London's Southbank Centre has announced Deborah Colker as Artist in Residence alongside its summer 2019 dance programme.

The programme will feature acclaimed international dance companies including Deborah Colker Dance Company, Cullbergbaletten (Cullberg Ballet) and Deborah Hay, Groupe Acrobatique de Tanger and Grupo Intergro alongside solo artists including Royal Ballet principal Natalia Osipova and Mohamed Toukabri. ZooNation Youth Company also returns with its latest Southbank Centre commission.

Six years after its last UK show, Deborah Colker Dance Company returns to London for four nights (7–10 May) in the Queen Elizabeth Hall with the UK première of Dog Without Feathers, winner of the international Prix Benois de la Danse 2018. Inspired by the poem "Cão Sem Plumas" by Brazilian poet João Cabral de Melo Neto, the show uses movement to explore the mythology and influence of North East Brazil's Capibaribe River.

The London première of The Mother from Arthur Pita, based on The Story Of A Mother by Hans Christian Andersen and with a score by Frank Moon and Dave Price performed live, comes to Queen Elizabeth Hall 20–21 June starring Natalia Osipova alongside Jonathan Goddard.

ZooNation Youth Company returns to the Queen Elizabeth Hall with Tales of the Turntable 15–26 August, which follows a boy and his grandfather as they journey on a musical adventure through time, written by Carrie-Anne Ingrouille and featuring music by DJ Walde.

On 6 September at QEH, choreographer Deborah Hay and musician and composer Laurie Anderson unite with Sweden’s Cullbergbaletten (Cullberg Ballet) for the UK première of Figure a Sea, a "meditation on seeing".

In partnership with Shubbak Festival, Southbank Centre also presents two London premières exploring the Arab World by Tunisian artist Mohamed Toukabri and Moroccan acrobatic company Groupe Acrobatique de Tanger. Toukabri uses movement and video to explore his personal migrant experience in The Upsidedown Man (PUR, 29 June), while Groupe Acrobatique de Tanger’s Halka brings Moroccan street life to Queen Elizabeth Hall 11 July, as 14 young acrobats and musicians recreate the sights and sounds of life in the Maghreb.

Also in June, Southbank Centre in partnership with Border Crossings’ ORIGINS Festival features the UK première of Ino Moxo by Peruvian company Grupo Integro, mixing psychedelic imagery, chants and abstract movement to evoke a journey through the Amazon in search of the legendary Ayahuasca shaman Ino Moxo (Purcell Room, 15–16 June).
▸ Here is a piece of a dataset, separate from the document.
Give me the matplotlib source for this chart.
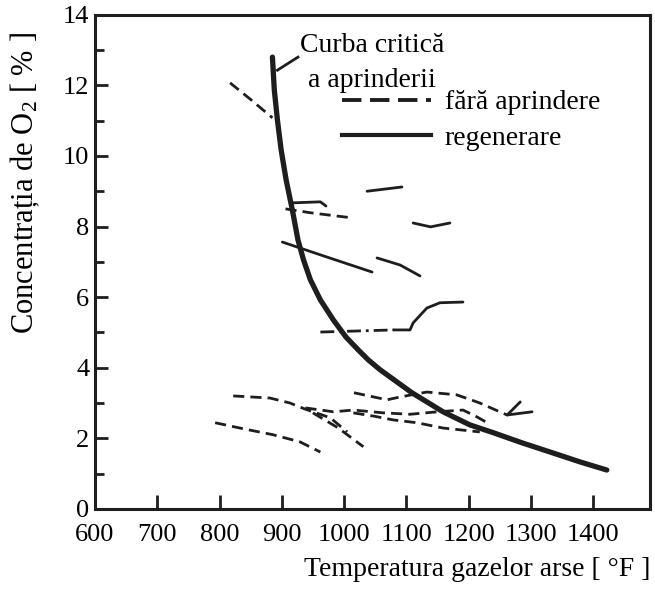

Returning to Southbank Centre (QEH, 24–25 April) is interdisciplinary performance company, Clod Ensemble with new production On The High Road, Directed by Suzy Willson, and with an original score and songs by Paul Clark, which looks at the themes of migration, difference and intolerance through a disparate group of people caught in a terrible storm on the High Road.